* Data provided
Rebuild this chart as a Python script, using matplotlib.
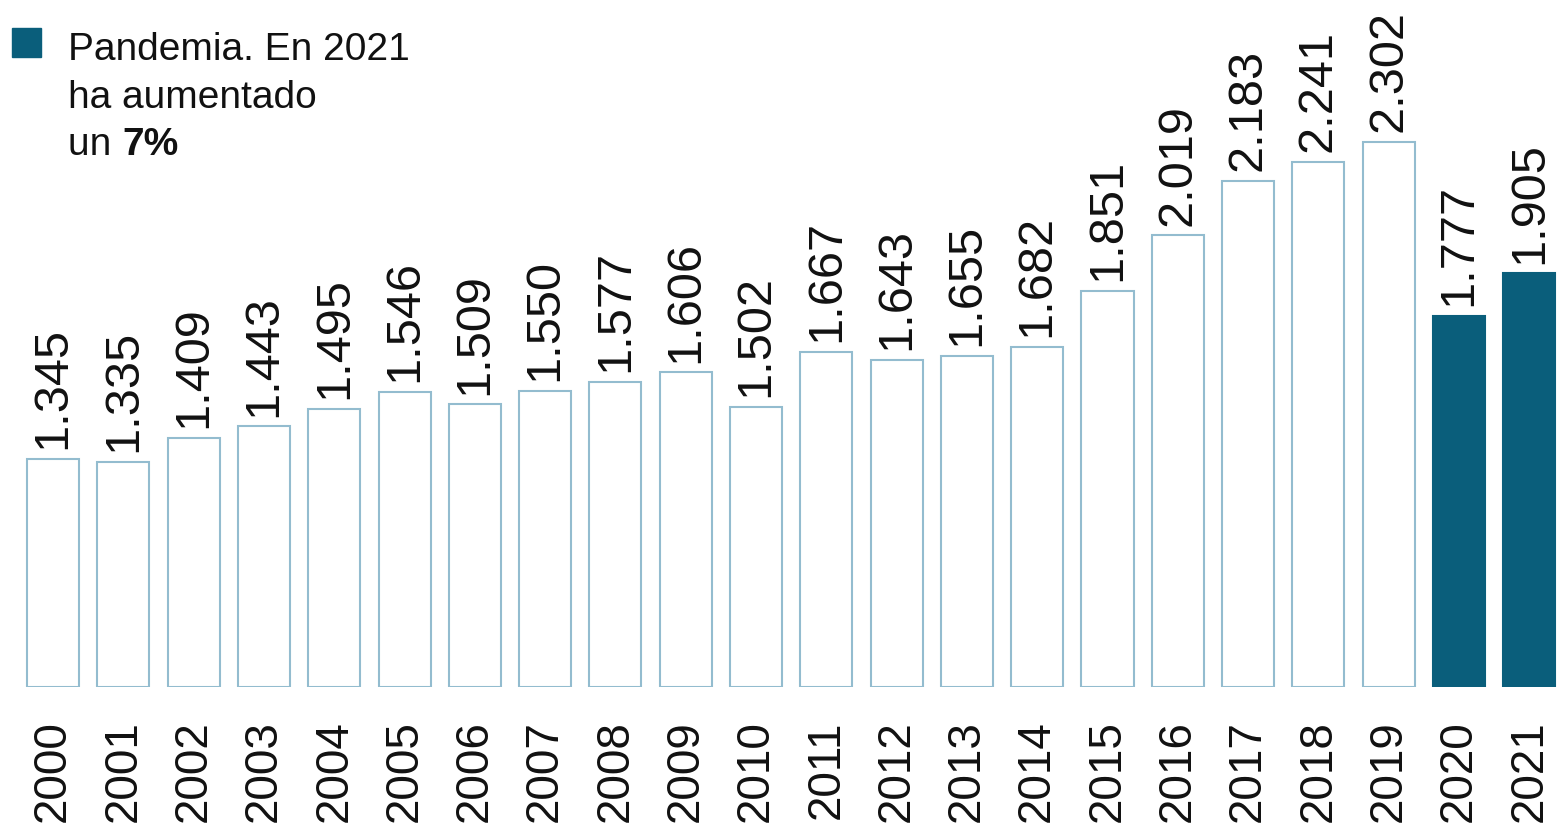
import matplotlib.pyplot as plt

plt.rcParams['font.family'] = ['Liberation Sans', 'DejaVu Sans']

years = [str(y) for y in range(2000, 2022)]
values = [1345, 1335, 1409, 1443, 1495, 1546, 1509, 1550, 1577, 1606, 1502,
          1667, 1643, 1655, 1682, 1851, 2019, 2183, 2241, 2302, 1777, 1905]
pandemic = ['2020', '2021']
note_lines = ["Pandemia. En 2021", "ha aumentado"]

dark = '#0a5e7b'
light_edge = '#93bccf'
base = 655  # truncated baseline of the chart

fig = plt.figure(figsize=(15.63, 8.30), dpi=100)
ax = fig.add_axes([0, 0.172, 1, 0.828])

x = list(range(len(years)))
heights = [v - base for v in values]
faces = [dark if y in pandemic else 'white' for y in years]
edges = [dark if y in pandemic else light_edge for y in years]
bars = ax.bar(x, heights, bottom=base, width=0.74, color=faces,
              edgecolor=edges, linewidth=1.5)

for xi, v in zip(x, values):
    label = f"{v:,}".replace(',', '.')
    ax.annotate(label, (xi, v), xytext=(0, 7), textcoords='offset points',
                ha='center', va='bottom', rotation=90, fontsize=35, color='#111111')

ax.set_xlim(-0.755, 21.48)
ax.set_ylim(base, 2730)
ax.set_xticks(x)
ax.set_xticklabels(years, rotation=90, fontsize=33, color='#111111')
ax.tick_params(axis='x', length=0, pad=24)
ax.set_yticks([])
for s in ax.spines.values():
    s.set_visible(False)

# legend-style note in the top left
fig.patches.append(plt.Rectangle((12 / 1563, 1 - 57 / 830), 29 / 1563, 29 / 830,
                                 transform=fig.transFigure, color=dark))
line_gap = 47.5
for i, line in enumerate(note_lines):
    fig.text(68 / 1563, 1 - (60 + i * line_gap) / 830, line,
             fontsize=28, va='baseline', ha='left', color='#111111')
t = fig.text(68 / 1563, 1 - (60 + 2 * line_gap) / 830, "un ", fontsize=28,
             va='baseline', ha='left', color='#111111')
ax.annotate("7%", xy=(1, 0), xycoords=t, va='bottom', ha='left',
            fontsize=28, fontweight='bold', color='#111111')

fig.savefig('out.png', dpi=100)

* Set task
Repeat the lines exactly as they stand, from the opening line of the data through the line with "edgecolor=edges, linewidth=1.5)". Pictures stay out of the copy.

* Correct response
Rebuild this chart as a Python script, using matplotlib.
import matplotlib.pyplot as plt

plt.rcParams['font.family'] = ['Liberation Sans', 'DejaVu Sans']

years = [str(y) for y in range(2000, 2022)]
values = [1345, 1335, 1409, 1443, 1495, 1546, 1509, 1550, 1577, 1606, 1502,
          1667, 1643, 1655, 1682, 1851, 2019, 2183, 2241, 2302, 1777, 1905]
pandemic = ['2020', '2021']
note_lines = ["Pandemia. En 2021", "ha aumentado"]

dark = '#0a5e7b'
light_edge = '#93bccf'
base = 655  # truncated baseline of the chart

fig = plt.figure(figsize=(15.63, 8.30), dpi=100)
ax = fig.add_axes([0, 0.172, 1, 0.828])

x = list(range(len(years)))
heights = [v - base for v in values]
faces = [dark if y in pandemic else 'white' for y in years]
edges = [dark if y in pandemic else light_edge for y in years]
bars = ax.bar(x, heights, bottom=base, width=0.74, color=faces,
              edgecolor=edges, linewidth=1.5)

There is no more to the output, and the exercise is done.